Boris Johnson has told the EU the backstop is a ‘bridge to nowhere’ as he outlined his plans to replace it.
The British Prime Minister has sent his plans to the European Commission saying it would be a failure of statecraft if they can’t reach a deal.
Under Boris Johnson’s plan Northern Ireland would keep some EU rules – on agriculture, food and goods.
But it would leave the customs union with the rest of the UK – and that means customs checks between North and South.
Johnson says most of that can be done electronically, and that only a small number of checks would be needed.
He proposes doing that at traders’ premises – or ‘other points in the supply chain’, which sounds like the customs centres the EU wants to avoid.

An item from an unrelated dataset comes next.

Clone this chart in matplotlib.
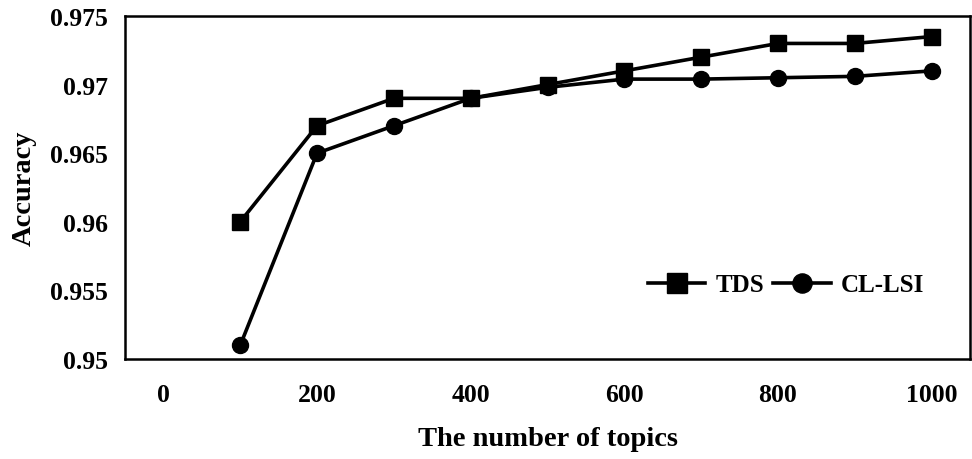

Johnson has got the DUP on board by promising the Stormont Executive would get to approve this arrangement next year, and then vote on whether to keep it or align more closely with the rest of the UK every four years.
He also spoke of a new deal for Northern Ireland – which suggests a big cash investment.
A lot of the detail is wooly on the border question, and unlikely to be accepted outright.
Officials there hope it can be a starting point for serious negotiations in the next two weeks, and Johnson has said it provides a broad landing zone for a deal.
But the Taoiseach was briefed on this yesterday, and has suggested it won’t fly.